Be careful not to use arduino boards that come with bad regulators. Plenty of problems with thermal breakdown on the bad arduino regulators if you supply 12V. So check your board. If it says arduino.org, you're likely to have problems.

liudr:
Be careful not to use arduino boards that come with bad regulators. Plenty of problems with thermal breakdown on the bad arduino regulators if you supply 12V. So check your board. If it says arduino.org, you're likely to have problems.

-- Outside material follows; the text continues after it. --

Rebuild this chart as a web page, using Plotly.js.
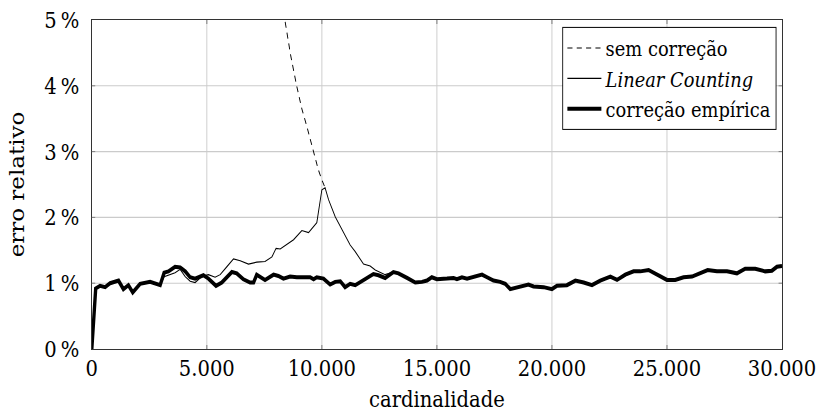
<!DOCTYPE html>
<html>
<head>
<meta charset="utf-8">
<script src="https://cdn.plot.ly/plotly-3.0.1.min.js"></script>
<style>
  html, body { margin: 0; padding: 0; background: #fff; overflow: hidden; }
  #wrap { width: 817px; height: 412px; overflow: hidden; }
  /* the figure is laid out wider and narrowed horizontally, giving tall, narrow lettering */
  #chart { width: 961px; height: 412px; transform: scaleX(0.85); transform-origin: 0 0; }
</style>
</head>
<body>
<div id="wrap"><div id="chart"></div></div>
<script>
// Relative error (%) versus cardinality for three estimators.

// "correção empírica" (empirically corrected estimate)
const empiricaX = [0, 170, 360, 580, 800, 1160, 1375, 1590, 1780, 2100, 2535, 2970, 3145, 3330, 3620, 3840,
  4060, 4275, 4490, 4850, 5070, 5400, 5650, 6090, 6300, 6590, 6880, 7030, 7170, 7530, 7900, 8110, 8330,
  8620, 8910, 9490, 9640, 9780, 10070, 10360, 10580, 10800, 11010, 11230, 11450, 11810, 12240, 12460,
  12750, 13110, 13330, 13700, 14060, 14350, 14570, 14780, 15000, 15440, 15720, 15870, 16090, 16310,
  16590, 16960, 17180, 17460, 17750, 17970, 18190, 18620, 18980, 19200, 19640, 20000, 20220, 20650,
  21020, 21380, 21740, 22100, 22540, 22830, 23190, 23550, 23840, 24200, 24570, 25000, 25360, 25720,
  26090, 26450, 26770, 27170, 27610, 28040, 28400, 28840, 29270, 29560, 29780, 30000];
const empiricaY = [0, 0.92, 0.96, 0.94, 1.00, 1.04, 0.91, 0.97, 0.86, 0.99, 1.02, 0.97, 1.16, 1.18, 1.25, 1.24,
  1.18, 1.09, 1.07, 1.12, 1.07, 0.96, 1.01, 1.17, 1.15, 1.06, 1.01, 1.01, 1.13, 1.05, 1.13, 1.11, 1.07,
  1.10, 1.09, 1.09, 1.06, 1.09, 1.07, 0.98, 1.02, 1.03, 0.94, 0.99, 0.97, 1.04, 1.14, 1.12,
  1.08, 1.17, 1.15, 1.08, 1.01, 1.02, 1.04, 1.09, 1.06, 1.07, 1.08, 1.06, 1.09, 1.07,
  1.10, 1.13, 1.09, 1.04, 1.02, 0.99, 0.91, 0.95, 0.98, 0.95, 0.94, 0.91, 0.96, 0.97,
  1.04, 1.01, 0.97, 1.04, 1.10, 1.05, 1.13, 1.18, 1.18, 1.20, 1.13, 1.05, 1.05, 1.09,
  1.10, 1.15, 1.20, 1.18, 1.18, 1.15, 1.22, 1.22, 1.18, 1.19, 1.25, 1.26];

// "Linear Counting"
const linearX = [0, 170, 360, 580, 800, 1160, 1375, 1590, 1780, 2100, 2535, 2970, 3145, 3620, 3840, 4060,
  4275, 4490, 4780, 5070, 5360, 5580, 5870, 6160, 6450, 6810, 7170, 7530, 7830, 8010, 8190, 8550, 8770,
  9130, 9420, 9780, 10000, 10140, 10290, 10580, 10940, 11230, 11450, 11810, 12100, 12320, 12750, 13110];
const linearY = [0, 0.92, 0.96, 0.94, 1.00, 1.04, 0.91, 0.97, 0.86, 0.99, 1.02, 0.97, 1.10, 1.16, 1.21, 1.10,
  1.03, 1.01, 1.10, 1.13, 1.09, 1.13, 1.25, 1.37, 1.34, 1.29, 1.32, 1.33, 1.40, 1.53, 1.52, 1.61, 1.66,
  1.80, 1.77, 1.92, 2.42, 2.45, 2.27, 2.01, 1.76, 1.58, 1.48, 1.29, 1.26, 1.20, 1.13, 1.17];

// "sem correção" (raw estimate, no correction)
const semX = [8250, 8410, 8650, 8910, 9130, 9350, 9640, 9850, 10000, 10140];
const semY = [5.30, 4.96, 4.45, 3.99, 3.65, 3.38, 2.98, 2.72, 2.57, 2.45];

const xTickVals = [0, 5000, 10000, 15000, 20000, 25000, 30000];
const xTickText = ['0', '5.000', '10.000', '15.000', '20.000', '25.000', '30.000'];
const yTickVals = [0, 1, 2, 3, 4, 5];
const yTickText = ['0\u2009%', '1\u2009%', '2\u2009%', '3\u2009%', '4\u2009%', '5\u2009%'];

const FONT = '"DejaVu Serif", serif';
const FS = 23;

const traces = [
  { x: semX, y: semY, mode: 'lines', name: 'sem correção',
    line: { color: '#000', width: 1.1, dash: '6px,5px' } },
  { x: linearX, y: linearY, mode: 'lines', name: '<i>Linear Counting</i>',
    line: { color: '#000', width: 1.1 } },
  { x: empiricaX, y: empiricaY, mode: 'lines', name: 'correção empírica',
    line: { color: '#000', width: 4 } }
];

const axisCommon = {
  showline: true, linecolor: '#333', linewidth: 1.2, mirror: 'ticks',
  ticks: 'inside', ticklen: 4, tickcolor: '#777', tickwidth: 1,
  showgrid: true, gridcolor: '#cbcbcb', gridwidth: 1.1,
  zeroline: false, tickfont: { family: FONT, size: FS, color: '#000' }
};

const layout = {
  width: 961, height: 412,
  margin: { l: 108, r: 41, t: 20, b: 63 },
  paper_bgcolor: '#fff', plot_bgcolor: '#fff',
  font: { family: FONT, size: FS, color: '#000' },
  showlegend: true,
  legend: {
    x: 0.992, y: 0.979, xanchor: 'right', yanchor: 'top',
    bgcolor: '#fff', bordercolor: '#000', borderwidth: 1,
    font: { family: FONT, size: 21, color: '#000' },
    itemwidth: 40, traceorder: 'normal'
  },
  xaxis: Object.assign({}, axisCommon, {
    range: [0, 30000], tickmode: 'array', tickvals: xTickVals, ticktext: xTickText,
    ticklabelstandoff: -2,
    title: { text: 'cardinalidade', font: { family: FONT, size: FS, color: '#000' }, standoff: 14 }
  }),
  yaxis: Object.assign({}, axisCommon, {
    range: [0, 5], tickmode: 'array', tickvals: yTickVals, ticktext: yTickText,
    ticklabelstandoff: 9,
    title: { text: 'erro relativo', font: { family: FONT, size: FS, color: '#000' }, standoff: 16 }
  })
};

Plotly.newPlot('chart', traces, layout, { displayModeBar: false, staticPlot: true });
</script>
</body>
</html>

Oh dear.. I've just had a MEGA 2560 delivered, and it says arduino.org

xerof:
Oh dear.. I've just had a MEGA 2560 delivered, and it says arduino.org

Does it have a regulator, a small black rectangle wit metal tabs along its long sides near power barrel, that says )|| on it? It will likely not want 12V. Write a short program to print increasing numbers to an LCD in an infinite loop, say increasing once a second. Upload and watch the LCD. If it overheats and shuts down, the the number restarts. I discovered the problem about 2 years ago and the last time I heard of this issue was a couple of weeks ago. It was a 3.3V regulator on a shield.

Model is LD50 F519 - Can't see II on it.

Maybe they changed it afterall. It's still worth some tests though.

If the regulator overheats, just get one of these, they cost peanuts on eBay.